Os policiais encaminharam o suspeito ao Departamento de Homicídios e de Proteção à Pessoa (DHPP), onde ele prestou depoimento e foi autuado. Na madrugada desta terça-feira (12), ele foi levado ao Centro de Remanejamento Prisional (Ceresp) da Gamaleira, na região Oeste de BH.
Renê Junior é casado com a delegada Ana Paula Balbino Nogueira, da Polícia Civil de Minas Gerais. A investigação vai apurar se a arma usada no crime é da servidora
Conduta de delegada é investigada
A Polícia Civil de Minas Gerais investiga se a arma usada para matar o gari Laudemir de Souza Fernandes, em Belo Horizonte, pertence à delegada casada com o empresário Renê da Silva Nogueira Júnior, suspeito do crime.

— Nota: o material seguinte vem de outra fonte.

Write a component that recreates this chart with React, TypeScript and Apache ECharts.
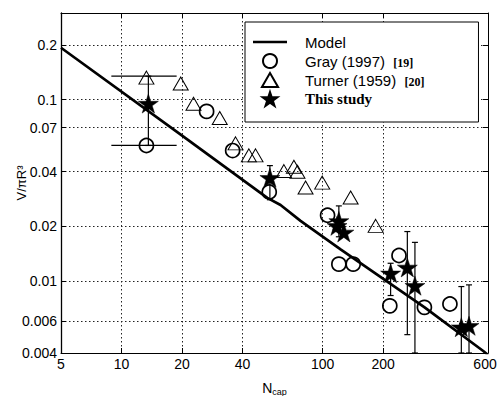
import React, { useEffect, useRef } from 'react';
import * as echarts from 'echarts';

const xTickValues = [5, 10, 20, 40, 100, 200];
const xLabelValues = [5, 10, 20, 40, 100, 200, 600];
const yTickValues = [0.004, 0.006, 0.01, 0.02, 0.04, 0.07, 0.1, 0.2];

const modelN = [5, 19.7, 53.1, 61.8, 77.7, 122.9, 321.7, 632, 665];
const modelV = [0.193, 0.0641, 0.0287, 0.0262, 0.0214, 0.01492, 0.00714, 0.00409, 0.0039];

const grayN = [13.3, 26.5, 35.7, 54.3, 105.9, 120.5, 142, 240, 216, 321, 430];
const grayV = [0.0558, 0.086, 0.0523, 0.0309, 0.023, 0.01236, 0.01236, 0.0138, 0.00728, 0.00714, 0.00745];

const turnerN = [13.3, 19.7, 22.8, 30.8, 36.9, 43.0, 46.4, 64.2, 72, 75, 82.3, 99.6, 137.9, 183.6];
const turnerV = [0.132, 0.1225, 0.0947, 0.079, 0.0573, 0.0492, 0.0492, 0.0403, 0.0426, 0.04, 0.0327, 0.0348, 0.0288, 0.0201];

const studyN = [13.6, 54.7, 118, 120.5, 127.6, 218, 264, 288, 490, 535];
const studyV = [0.095, 0.037, 0.0201, 0.0214, 0.0185, 0.011, 0.01186, 0.0094, 0.00555, 0.00565];

// vertical error bars (This study): N, low, high
const vErrN = [13.6, 54.7, 120.5, 218, 264, 288, 490, 535];
const vErrLow = [0.0558, 0.028, 0.0175, 0.0083, 0.00505, 0.004, 0.004, 0.004];
const vErrHigh = [0.1345, 0.0432, 0.0259, 0.0125, 0.0187, 0.0163, 0.0093, 0.0095];

// horizontal error bars: V, N low, N high
const hErrV = [0.1345, 0.0558];
const hErrLow = [8.9, 8.9];
const hErrHigh = [18.8, 18.8];

const STAR = 'path://M50,0 L61.2,34.5 L97.6,34.5 L68.2,55.9 L79.4,90.5 L50,69.1 L20.6,90.5 L31.8,55.9 L2.4,34.5 L38.8,34.5 Z';
const TRI = 'path://M50,0 L100,87 L0,87 Z';
const LINE_ICON = 'path://M0,0 L40,0 L40,3 L0,3 Z';
const SANS = 'Liberation Sans, Arial, sans-serif';
const SERIF = 'Liberation Serif, Times New Roman, serif';

const gridLine = { show: true, lineStyle: { color: '#222', width: 1, type: [1.5, 2.5] } };

export default function App() {
  const ref = useRef<HTMLDivElement>(null);
  useEffect(() => {
    if (!ref.current) return;
    const chart = echarts.init(ref.current, null, { renderer: 'svg' });
    const fmtNum = (v: number) => {
      const r = parseFloat(v.toPrecision(3));
      if (r === 600) return '{r|600}';
      return String(r);
    };
    const option: any = {
      animation: false,
      backgroundColor: '#fff',
      grid: { left: 61, right: 14, top: 13, bottom: 43, containLabel: false, outerBoundsMode: 'none' },
      xAxis: [
        {
          type: 'log', logBase: 10, min: 5, max: 665, position: 'bottom',
          name: '{n|N}{s|cap}', nameLocation: 'middle', nameGap: 27, nameMoveOverlap: false,
          nameTextStyle: {
            color: '#000',
            rich: {
              n: { fontFamily: SANS, fontSize: 14, color: '#000', lineHeight: 16 },
              s: { fontFamily: SANS, fontSize: 9, color: '#000', padding: [7, 0, 0, 0], lineHeight: 10 },
            },
          },
          axisLine: { show: true, lineStyle: { color: '#000', width: 1 } },
          axisTick: { show: true, inside: true, length: 5, customValues: xTickValues, lineStyle: { color: '#000' } },
          minorTick: { show: false },
          axisLabel: {
            customValues: xLabelValues, formatter: fmtNum, color: '#000', fontFamily: SANS, fontSize: 14, margin: 4,
            rich: { r: { fontFamily: SANS, fontSize: 14, color: '#000', padding: [0, 0, 0, 12] } },
          },
          splitLine: gridLine,
        },
        {
          type: 'log', logBase: 10, min: 5, max: 665, position: 'top',
          axisLine: { show: true, lineStyle: { color: '#000', width: 1 } },
          axisTick: { show: true, inside: true, length: 5, customValues: xTickValues, lineStyle: { color: '#000' } },
          axisLabel: { show: false },
          splitLine: { show: false },
        },
      ],
      yAxis: [
        {
          type: 'log', logBase: 10, min: 0.004, max: 0.3, position: 'left',
          name: 'V/πR³', nameLocation: 'middle', nameGap: 33, nameRotate: 90, nameMoveOverlap: false,
          nameTextStyle: { color: '#000', fontFamily: SANS, fontSize: 13 },
          axisLine: { show: true, lineStyle: { color: '#000', width: 1.3 } },
          axisTick: { show: true, inside: true, length: 5, customValues: yTickValues, lineStyle: { color: '#000' } },
          minorTick: { show: false },
          axisLabel: { customValues: yTickValues, formatter: fmtNum, color: '#000', fontFamily: SANS, fontSize: 14, margin: 4 },
          splitLine: gridLine,
        },
        {
          type: 'log', logBase: 10, min: 0.004, max: 0.3, position: 'right',
          axisLine: { show: true, lineStyle: { color: '#000', width: 1 } },
          axisTick: { show: true, inside: true, length: 5, customValues: yTickValues, lineStyle: { color: '#000' } },
          axisLabel: { show: false },
          splitLine: { show: false },
        },
      ],
      legend: {
        orient: 'vertical', left: 245, top: 22,
        padding: [12, 54, 15, 8],
        itemWidth: 34, itemHeight: 14, itemGap: 3,
        selectedMode: false,
        backgroundColor: '#fff', borderColor: '#000', borderWidth: 1,
        data: [
          { name: 'Model', icon: LINE_ICON },
          { name: 'Gray (1997) [19]', icon: 'circle' },
          { name: 'Turner (1959) [20]', icon: TRI },
          { name: 'This study', icon: STAR },
        ],
        formatter: (name: string) => {
          if (name === 'Model') return '{a|Model}';
          if (name === 'Gray (1997) [19]') return '{a|Gray (1997)  }{b|[19]}';
          if (name === 'Turner (1959) [20]') return '{a|Turner (1959)  }{b|[20]}';
          return '{c|This study}';
        },
        textStyle: {
          color: '#000', fontFamily: SANS, fontSize: 15, lineHeight: 16, padding: [0, 0, 0, 13],
          rich: {
            a: { fontFamily: SANS, fontSize: 15, color: '#000', lineHeight: 16, verticalAlign: 'bottom' },
            b: { fontFamily: SERIF, fontSize: 12, fontWeight: 'bold', color: '#000', lineHeight: 13, verticalAlign: 'bottom' },
            c: { fontFamily: SERIF, fontSize: 15, fontWeight: 'bold', color: '#000', lineHeight: 16 },
          },
        },
      },
      series: [
        {
          name: 'Model', type: 'line', xAxisIndex: 0, yAxisIndex: 0,
          data: modelN.map((n, i) => [n, modelV[i]]),
          symbol: 'none', showSymbol: false,
          lineStyle: { color: '#000', width: 2.7 }, itemStyle: { color: '#000' },
          clip: true, z: 2,
        },
        {
          name: 'vErr', type: 'custom', xAxisIndex: 0, yAxisIndex: 0, clip: true, z: 3,
          data: vErrN.map((n, i) => [n, vErrLow[i], vErrHigh[i]]),
          encode: { x: 0, y: [1, 2] },
          renderItem: (params: any, api: any) => {
            const x = api.value(0);
            const p1 = api.coord([x, api.value(1)]);
            const p2 = api.coord([x, api.value(2)]);
            const cw = 3;
            const st = { stroke: '#000', lineWidth: 1.2 };
            return {
              type: 'group',
              children: [
                { type: 'line', shape: { x1: p1[0], y1: p1[1], x2: p2[0], y2: p2[1] }, style: st },
                { type: 'line', shape: { x1: p1[0] - cw, y1: p1[1], x2: p1[0] + cw, y2: p1[1] }, style: st },
                { type: 'line', shape: { x1: p2[0] - cw, y1: p2[1], x2: p2[0] + cw, y2: p2[1] }, style: st },
              ],
            };
          },
        },
        {
          name: 'hErr', type: 'custom', xAxisIndex: 0, yAxisIndex: 0, clip: true, z: 3,
          data: hErrV.map((v, i) => [hErrLow[i], hErrHigh[i], v]),
          encode: { x: [0, 1], y: 2 },
          renderItem: (params: any, api: any) => {
            const y = api.value(2);
            const p1 = api.coord([api.value(0), y]);
            const p2 = api.coord([api.value(1), y]);
            return { type: 'line', shape: { x1: p1[0], y1: p1[1], x2: p2[0], y2: p2[1] }, style: { stroke: '#000', lineWidth: 1.2 } };
          },
        },
        {
          name: 'Gray (1997) [19]', type: 'scatter', xAxisIndex: 0, yAxisIndex: 0, z: 4,
          data: grayN.map((n, i) => [n, grayV[i]]),
          symbol: 'circle', symbolSize: 14,
          itemStyle: { color: 'rgba(0,0,0,0)', borderColor: '#000', borderWidth: 1.7, opacity: 1 },
        },
        {
          name: 'Turner (1959) [20]', type: 'scatter', xAxisIndex: 0, yAxisIndex: 0, z: 4,
          data: turnerN.map((n, i) => [n, turnerV[i]]),
          symbol: 'triangle', symbolSize: [15, 13],
          itemStyle: { color: 'rgba(0,0,0,0)', borderColor: '#000', borderWidth: 1, opacity: 1 },
        },
        {
          name: 'This study', type: 'scatter', xAxisIndex: 0, yAxisIndex: 0, z: 5,
          data: studyN.map((n, i) => [n, studyV[i]]),
          symbol: STAR, symbolSize: [20, 19],
          itemStyle: { color: '#000', borderColor: '#000', borderWidth: 0.5, opacity: 1 },
        },
      ],
    };
    chart.setOption(option);
    return () => chart.dispose();
  }, []);
  return <div ref={ref} style={{ position: 'fixed', left: 0, top: 0, width: 502, height: 396, background: '#fff' }} />;
}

Em nota, a instituição informou que a Corregedoria-Geral instaurou um procedimento disciplinar e inquérito policial para apurar, “com rigor e transparência, todos os elementos relacionados à eventual conduta de uma delegada que possui vínculo pessoal com o suspeito detido”.
Após a prisão de Renê, policiais estiveram na casa do casal e apreenderam as duas armas da delegada Ana Paula Lamego Balbino, sendo uma de uso pessoal e outra profissional. Fontes ligadas à investigação explicam que o revólver particular tem o mesmo calibre da munição usada no crime.
Ana Paula entregou as armas espontaneamente.